Pour la première fois depuis la sortie du superbe coffret de Perfect Blue, le réalisateur Satoshi Kon connaît les honneurs de la sortie en salle avant que son film ne rejoigne les DVDthèques. Ce choix de la part du distributeur est d’autant plus judicieux que Paprika est certainement le film de Kon qui, à ce jour, mérite le plus d’être admiré sur un grand écran, de par son étourdissante splendeur visuelle. Qu’attendre donc de l’édition DVD, sinon qu’elle nous fasse pénétrer dans les arcanes de la création de ce film, entre délire psychédélique et onirisme pictural ? Plutôt pingre en termes d’abondance pure, cette édition privilégie la qualité, et nous offre une plongée plutôt inattendue dans la création artistique de Satoshi Kon.

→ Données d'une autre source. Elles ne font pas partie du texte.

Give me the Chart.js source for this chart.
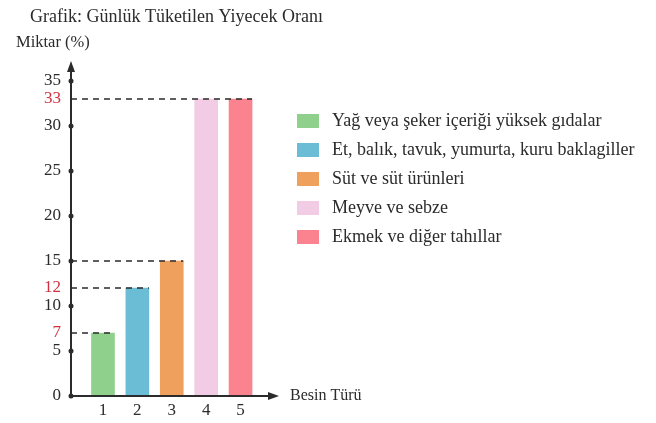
<!DOCTYPE html>
<html>
<head>
<meta charset="utf-8">
<script src="https://cdn.jsdelivr.net/npm/chart.js@4/dist/chart.umd.min.js"></script>
<style>
  body { margin: 0; background: #fff; }
  #wrap { width: 656px; height: 423px; }
</style>
</head>
<body>
<div id="wrap"><canvas id="foodChart" width="656" height="423"></canvas></div>
<script>
// chart data
const categories = [1, 2, 3, 4, 5];
const foodLabels = [
    'Yağ veya şeker içeriği yüksek gıdalar',
    'Et, balık, tavuk, yumurta, kuru baklagiller',
    'Süt ve süt ürünleri',
    'Meyve ve sebze',
    'Ekmek ve diğer tahıllar'
];
const shares = [7, 12, 15, 33, 33];
const yTicks = [0, 5, 7, 10, 12, 15, 20, 25, 30, 33, 35];
const markedTicks = [7, 12, 33];
const guideValues = [7, 12, 15, 33];

const barColors = ['#8fd18c', '#6bbcd5', '#eea05c', '#f2cce4', '#fb838f'];
const FONT = '"Liberation Serif", "DejaVu Serif", serif';
const INK = '#2b2b2b';
const RED = '#d2323f';

// axes, arrows, dashed guides, titles and legend
const decorPlugin = {
    id: 'decor',
    afterDatasetsDraw(chart) {
        const ctx = chart.ctx;
        const xs = chart.scales.x;
        const ys = chart.scales.y;
        const x0 = chart.chartArea.left;
        const y0 = ys.getPixelForValue(0);
        const meta = chart.getDatasetMeta(0);

        ctx.save();

        // dashed guides to the top of the bars
        ctx.strokeStyle = INK;
        ctx.lineWidth = 1.3;
        ctx.setLineDash([6, 5]);
        guideValues.forEach(v => {
            let right = x0;
            shares.forEach((s, i) => {
                if (s === v) {
                    const bar = meta.data[i];
                    right = Math.max(right, bar.x + bar.width / 2);
                }
            });
            const y = ys.getPixelForValue(v);
            ctx.beginPath();
            ctx.moveTo(x0, y);
            ctx.lineTo(right, y);
            ctx.stroke();
        });
        ctx.setLineDash([]);

        // axis lines
        const yTop = chart.chartArea.top - 2;
        const xEnd = xs.right + 2;
        ctx.lineWidth = 2;
        ctx.beginPath();
        ctx.moveTo(x0, y0);
        ctx.lineTo(x0, yTop + 6);
        ctx.moveTo(x0, y0);
        ctx.lineTo(xEnd - 6, y0);
        ctx.stroke();

        // arrow heads
        ctx.fillStyle = INK;
        ctx.beginPath();
        ctx.moveTo(x0, yTop);
        ctx.lineTo(x0 - 4, yTop + 11);
        ctx.lineTo(x0 + 4, yTop + 11);
        ctx.closePath();
        ctx.fill();
        ctx.beginPath();
        ctx.moveTo(xEnd, y0);
        ctx.lineTo(xEnd - 11, y0 - 4);
        ctx.lineTo(xEnd - 11, y0 + 4);
        ctx.closePath();
        ctx.fill();

        // dots on the regular ticks
        yTicks.filter(v => !markedTicks.includes(v)).forEach(v => {
            ctx.beginPath();
            ctx.arc(x0, ys.getPixelForValue(v), 2.5, 0, Math.PI * 2);
            ctx.fill();
        });

        // titles
        ctx.fillStyle = INK;
        ctx.textBaseline = 'middle';
        ctx.textAlign = 'left';
        ctx.font = '18px ' + FONT;
        ctx.fillText('Grafik: Günlük Tüketilen Yiyecek Oranı', 30, 17);
        ctx.font = '16.5px ' + FONT;
        ctx.fillText('Miktar (%)', 16, 43);
        ctx.font = '16px ' + FONT;
        ctx.fillText('Besin Türü', 290, y0);

        // legend
        ctx.font = '18px ' + FONT;
        foodLabels.forEach((label, i) => {
            const cy = 121 + i * 29;
            ctx.fillStyle = barColors[i];
            ctx.fillRect(297, cy - 7, 22, 14);
            ctx.fillStyle = INK;
            ctx.fillText(label, 332, cy);
        });

        ctx.restore();
    }
};

const ctx = document.getElementById('foodChart').getContext('2d');
new Chart(ctx, {
    type: 'bar',
    data: {
        datasets: [{
            label: 'Miktar (%)',
            data: categories.map((c, i) => ({ x: c, y: shares[i] })),
            backgroundColor: barColors,
            borderWidth: 0,
            barThickness: 23
        }]
    },
    options: {
        responsive: false,
        animation: false,
        devicePixelRatio: 1,
        layout: { padding: { left: 0, top: 63, right: 379, bottom: 0 } },
        plugins: {
            legend: { display: false },
            tooltip: { enabled: false }
        },
        scales: {
            x: {
                type: 'linear',
                offset: false,
                min: 0.07,
                max: 6.06,
                grid: { display: false, drawTicks: false },
                border: { display: false },
                afterBuildTicks: scale => {
                    scale.ticks = categories.map(v => ({ value: v }));
                },
                afterFit: scale => { scale.height = 27; },
                ticks: {
                    padding: 4,
                    color: INK,
                    font: { family: FONT, size: 17 }
                }
            },
            y: {
                min: 0,
                max: 37,
                grid: { display: false, drawTicks: false },
                border: { display: false },
                afterBuildTicks: scale => {
                    scale.ticks = yTicks.map(v => ({ value: v }));
                },
                afterFit: scale => { scale.width = 71; },
                ticks: {
                    padding: 10,
                    autoSkip: false,
                    color: c => markedTicks.includes(c.tick.value) ? RED : INK,
                    font: { family: FONT, size: 17 }
                }
            }
        }
    },
    plugins: [decorPlugin]
});
</script>
</body>
</html>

Le second DVD de cette édition est exclusivement consacré aux bonus, interviews et reportages. Jusqu’au bout du rêve aborde le film d’une façon inédite, en donnant la parole aux acteurs vocaux du film et à Satoshi Kon pour qu’ils s’expriment sur leurs propres rêves, et la façon dont ceux-ci ont influé sur le film, démontrant de façon troublante à quel point le cinéma et le rêve finissent par s’interpénétrer, que cela soit pour le réalisateur, les acteurs, ou les spectateurs de Paprika. Les interviews très pédagogiques de Michiya Katou (directeur de la photographie), Masashi Andô (directeur de l’animation) et de Nobutaka Ike (directeur artistique), si elles sont relativement courtes, permettent de juger à quel point le souci du détail est présent chez Satoshi Kon, et combien semble, pour lui et son équipe, importer que l’image même soit signifiante. Plus intéressantes et originales, les interviews croisées de Satoshi Kon et Yasutaka Tsutsui, auteur de la nouvelle, leur donnent la possibilité d’exprimer leur regards sur l’œuvre de l’autre : un regard tout en respect et en humilité, pour deux hommes qui cependant conçoivent explicitement leurs œuvres comme séparées l’une de l’autre.
Le seul véritable « bonus » du premier DVD est le commentaire de Satoshi Kon, Hirasawa Susumu (auteur de l’hypnotique bande originale) et du producteur Morishima. Ces commentaires, manifestement improvisés par les intéressés lors d’une diffusion du film, suivent de façon chaotique le déroulement du film, les uns et les autres se permettant nombre de digressions. C’est cet apparent chaos qui maintient tout l’intérêt de ce commentaire, à tel point que l’image du film se déroulant en même temps apparaît rapidement comme une simple illustration de cette confession artistique. L’idée centrale, et rétrospectivement indispensable à la meilleure appréhension du film, est que si Kon a repris le livre de Tsutsui, il l’a fait dans l’intention manifeste de proposer un support au musicien Hirasawa Susumu. « L’image de M. Kon a un rythme musical », lance celui-ci, et entendre le musicien parler d’une vision crypto-sensorielle de son œuvre projette une image miroir des propos de Kon qui, revenant sur les références citées dans son film (Blade Runner notamment), souligne qu’en expliquant ces références, il « ne transmettrai[t] pas l’impression, qui est primordiale ».
Récit décousu et passionnant de la perception d’un film profondément impressionniste, ce commentaire et la qualité magnifique de l’image et du son du film rattrape certainement la – très relative – déception qui accompagne le second DVD, plus commun. Cela étant, faire la fine bouche alors que cette édition permet de pénétrer plus avant dans l’univers d’un cinéaste par trop méconnu est quelque peu hypocrite, tant il est vrai que cette édition peut combler les amateurs de Satoshi Kon – en attendant, plus tard, une édition limitée bourrée de bonus alléchants comme celle de Tokyo Godfathers.